## [WHAT IS NEEDED]
Set all the material down again unchanged, without the pictures.

-=-=-

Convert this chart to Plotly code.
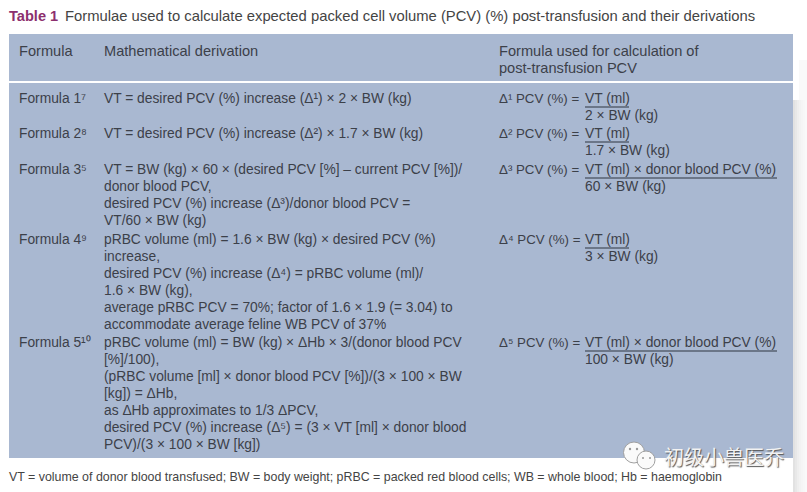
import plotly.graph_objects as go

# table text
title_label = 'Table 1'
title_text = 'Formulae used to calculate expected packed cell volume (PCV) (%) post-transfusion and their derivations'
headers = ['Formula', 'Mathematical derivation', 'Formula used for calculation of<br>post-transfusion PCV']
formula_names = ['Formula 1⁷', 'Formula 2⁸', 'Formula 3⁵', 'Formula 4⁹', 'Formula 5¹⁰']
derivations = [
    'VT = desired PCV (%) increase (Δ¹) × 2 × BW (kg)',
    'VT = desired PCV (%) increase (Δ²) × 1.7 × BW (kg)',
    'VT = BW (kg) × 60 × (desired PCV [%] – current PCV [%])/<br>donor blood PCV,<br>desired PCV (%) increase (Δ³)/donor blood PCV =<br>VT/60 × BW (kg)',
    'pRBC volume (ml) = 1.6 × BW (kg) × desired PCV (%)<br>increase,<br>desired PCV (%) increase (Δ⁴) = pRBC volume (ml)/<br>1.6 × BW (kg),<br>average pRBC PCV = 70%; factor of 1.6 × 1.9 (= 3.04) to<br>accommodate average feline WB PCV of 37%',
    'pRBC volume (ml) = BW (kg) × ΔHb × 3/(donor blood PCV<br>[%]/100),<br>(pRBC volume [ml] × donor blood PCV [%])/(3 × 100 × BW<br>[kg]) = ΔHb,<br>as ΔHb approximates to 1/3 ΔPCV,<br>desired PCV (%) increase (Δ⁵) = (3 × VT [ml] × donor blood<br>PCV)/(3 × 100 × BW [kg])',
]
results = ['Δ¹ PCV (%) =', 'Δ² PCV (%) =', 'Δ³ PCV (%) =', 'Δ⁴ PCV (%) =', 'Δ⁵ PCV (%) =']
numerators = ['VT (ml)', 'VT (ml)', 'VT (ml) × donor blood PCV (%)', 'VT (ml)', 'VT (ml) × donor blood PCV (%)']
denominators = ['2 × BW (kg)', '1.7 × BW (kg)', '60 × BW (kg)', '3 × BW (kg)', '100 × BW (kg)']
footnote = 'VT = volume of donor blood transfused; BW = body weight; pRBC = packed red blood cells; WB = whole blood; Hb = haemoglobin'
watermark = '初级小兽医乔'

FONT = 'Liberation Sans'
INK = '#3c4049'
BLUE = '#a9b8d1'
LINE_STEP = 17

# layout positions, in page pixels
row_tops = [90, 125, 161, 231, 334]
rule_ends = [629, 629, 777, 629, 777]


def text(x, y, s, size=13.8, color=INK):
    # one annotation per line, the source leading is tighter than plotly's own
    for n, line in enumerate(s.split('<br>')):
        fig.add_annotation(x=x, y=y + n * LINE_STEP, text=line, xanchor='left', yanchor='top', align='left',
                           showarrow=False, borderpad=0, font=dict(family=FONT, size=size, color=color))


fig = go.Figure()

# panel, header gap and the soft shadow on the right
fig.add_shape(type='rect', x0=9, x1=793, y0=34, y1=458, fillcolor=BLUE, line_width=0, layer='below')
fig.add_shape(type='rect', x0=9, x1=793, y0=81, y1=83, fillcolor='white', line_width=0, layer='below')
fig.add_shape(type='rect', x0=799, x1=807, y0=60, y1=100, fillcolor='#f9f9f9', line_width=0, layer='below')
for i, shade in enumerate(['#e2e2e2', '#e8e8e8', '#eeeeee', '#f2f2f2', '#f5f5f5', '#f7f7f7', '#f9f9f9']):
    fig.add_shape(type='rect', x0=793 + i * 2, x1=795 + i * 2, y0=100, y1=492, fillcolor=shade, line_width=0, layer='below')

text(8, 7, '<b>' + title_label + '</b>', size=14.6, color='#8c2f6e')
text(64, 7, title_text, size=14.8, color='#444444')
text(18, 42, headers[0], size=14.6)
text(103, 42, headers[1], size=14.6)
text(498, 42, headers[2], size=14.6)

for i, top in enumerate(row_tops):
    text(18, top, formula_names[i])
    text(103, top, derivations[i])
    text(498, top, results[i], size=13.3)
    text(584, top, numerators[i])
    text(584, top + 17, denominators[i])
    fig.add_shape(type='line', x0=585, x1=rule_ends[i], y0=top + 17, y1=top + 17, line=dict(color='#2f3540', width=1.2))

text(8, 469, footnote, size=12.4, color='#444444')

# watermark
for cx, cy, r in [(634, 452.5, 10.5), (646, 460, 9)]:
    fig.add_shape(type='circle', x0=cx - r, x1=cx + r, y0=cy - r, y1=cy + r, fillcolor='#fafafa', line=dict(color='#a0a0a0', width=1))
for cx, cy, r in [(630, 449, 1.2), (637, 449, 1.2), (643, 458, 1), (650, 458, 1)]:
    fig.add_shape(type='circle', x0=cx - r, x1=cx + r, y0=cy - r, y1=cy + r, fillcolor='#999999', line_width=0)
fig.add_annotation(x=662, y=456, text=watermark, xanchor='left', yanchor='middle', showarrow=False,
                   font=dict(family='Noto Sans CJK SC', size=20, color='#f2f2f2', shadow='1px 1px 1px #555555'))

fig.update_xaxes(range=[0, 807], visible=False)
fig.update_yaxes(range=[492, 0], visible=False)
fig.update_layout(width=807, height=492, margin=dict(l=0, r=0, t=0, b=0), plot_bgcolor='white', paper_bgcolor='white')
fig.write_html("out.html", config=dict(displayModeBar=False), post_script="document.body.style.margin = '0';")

-=-=-

## [SOLUTION TO THIS PROBLEM]
Convert this chart to Plotly code.
import plotly.graph_objects as go

# table text
title_label = 'Table 1'
title_text = 'Formulae used to calculate expected packed cell volume (PCV) (%) post-transfusion and their derivations'
headers = ['Formula', 'Mathematical derivation', 'Formula used for calculation of<br>post-transfusion PCV']
formula_names = ['Formula 1⁷', 'Formula 2⁸', 'Formula 3⁵', 'Formula 4⁹', 'Formula 5¹⁰']
derivations = [
    'VT = desired PCV (%) increase (Δ¹) × 2 × BW (kg)',
    'VT = desired PCV (%) increase (Δ²) × 1.7 × BW (kg)',
    'VT = BW (kg) × 60 × (desired PCV [%] – current PCV [%])/<br>donor blood PCV,<br>desired PCV (%) increase (Δ³)/donor blood PCV =<br>VT/60 × BW (kg)',
    'pRBC volume (ml) = 1.6 × BW (kg) × desired PCV (%)<br>increase,<br>desired PCV (%) increase (Δ⁴) = pRBC volume (ml)/<br>1.6 × BW (kg),<br>average pRBC PCV = 70%; factor of 1.6 × 1.9 (= 3.04) to<br>accommodate average feline WB PCV of 37%',
    'pRBC volume (ml) = BW (kg) × ΔHb × 3/(donor blood PCV<br>[%]/100),<br>(pRBC volume [ml] × donor blood PCV [%])/(3 × 100 × BW<br>[kg]) = ΔHb,<br>as ΔHb approximates to 1/3 ΔPCV,<br>desired PCV (%) increase (Δ⁵) = (3 × VT [ml] × donor blood<br>PCV)/(3 × 100 × BW [kg])',
]
results = ['Δ¹ PCV (%) =', 'Δ² PCV (%) =', 'Δ³ PCV (%) =', 'Δ⁴ PCV (%) =', 'Δ⁵ PCV (%) =']
numerators = ['VT (ml)', 'VT (ml)', 'VT (ml) × donor blood PCV (%)', 'VT (ml)', 'VT (ml) × donor blood PCV (%)']
denominators = ['2 × BW (kg)', '1.7 × BW (kg)', '60 × BW (kg)', '3 × BW (kg)', '100 × BW (kg)']
footnote = 'VT = volume of donor blood transfused; BW = body weight; pRBC = packed red blood cells; WB = whole blood; Hb = haemoglobin'
watermark = '初级小兽医乔'

FONT = 'Liberation Sans'
INK = '#3c4049'
BLUE = '#a9b8d1'
LINE_STEP = 17

# layout positions, in page pixels
row_tops = [90, 125, 161, 231, 334]
rule_ends = [629, 629, 777, 629, 777]


def text(x, y, s, size=13.8, color=INK):
    # one annotation per line, the source leading is tighter than plotly's own
    for n, line in enumerate(s.split('<br>')):
        fig.add_annotation(x=x, y=y + n * LINE_STEP, text=line, xanchor='left', yanchor='top', align='left',
                           showarrow=False, borderpad=0, font=dict(family=FONT, size=size, color=color))


fig = go.Figure()

# panel, header gap and the soft shadow on the right
fig.add_shape(type='rect', x0=9, x1=793, y0=34, y1=458, fillcolor=BLUE, line_width=0, layer='below')
fig.add_shape(type='rect', x0=9, x1=793, y0=81, y1=83, fillcolor='white', line_width=0, layer='below')
fig.add_shape(type='rect', x0=799, x1=807, y0=60, y1=100, fillcolor='#f9f9f9', line_width=0, layer='below')
for i, shade in enumerate(['#e2e2e2', '#e8e8e8', '#eeeeee', '#f2f2f2', '#f5f5f5', '#f7f7f7', '#f9f9f9']):
    fig.add_shape(type='rect', x0=793 + i * 2, x1=795 + i * 2, y0=100, y1=492, fillcolor=shade, line_width=0, layer='below')

text(8, 7, '<b>' + title_label + '</b>', size=14.6, color='#8c2f6e')
text(64, 7, title_text, size=14.8, color='#444444')
text(18, 42, headers[0], size=14.6)
text(103, 42, headers[1], size=14.6)
text(498, 42, headers[2], size=14.6)

for i, top in enumerate(row_tops):
    text(18, top, formula_names[i])
    text(103, top, derivations[i])
    text(498, top, results[i], size=13.3)
    text(584, top, numerators[i])
    text(584, top + 17, denominators[i])
    fig.add_shape(type='line', x0=585, x1=rule_ends[i], y0=top + 17, y1=top + 17, line=dict(color='#2f3540', width=1.2))

text(8, 469, footnote, size=12.4, color='#444444')

# watermark
for cx, cy, r in [(634, 452.5, 10.5), (646, 460, 9)]:
    fig.add_shape(type='circle', x0=cx - r, x1=cx + r, y0=cy - r, y1=cy + r, fillcolor='#fafafa', line=dict(color='#a0a0a0', width=1))
for cx, cy, r in [(630, 449, 1.2), (637, 449, 1.2), (643, 458, 1), (650, 458, 1)]:
    fig.add_shape(type='circle', x0=cx - r, x1=cx + r, y0=cy - r, y1=cy + r, fillcolor='#999999', line_width=0)
fig.add_annotation(x=662, y=456, text=watermark, xanchor='left', yanchor='middle', showarrow=False,
                   font=dict(family='Noto Sans CJK SC', size=20, color='#f2f2f2', shadow='1px 1px 1px #555555'))

fig.update_xaxes(range=[0, 807], visible=False)
fig.update_yaxes(range=[492, 0], visible=False)
fig.update_layout(width=807, height=492, margin=dict(l=0, r=0, t=0, b=0), plot_bgcolor='white', paper_bgcolor='white')
fig.write_html("out.html", config=dict(displayModeBar=False), post_script="document.body.style.margin = '0';")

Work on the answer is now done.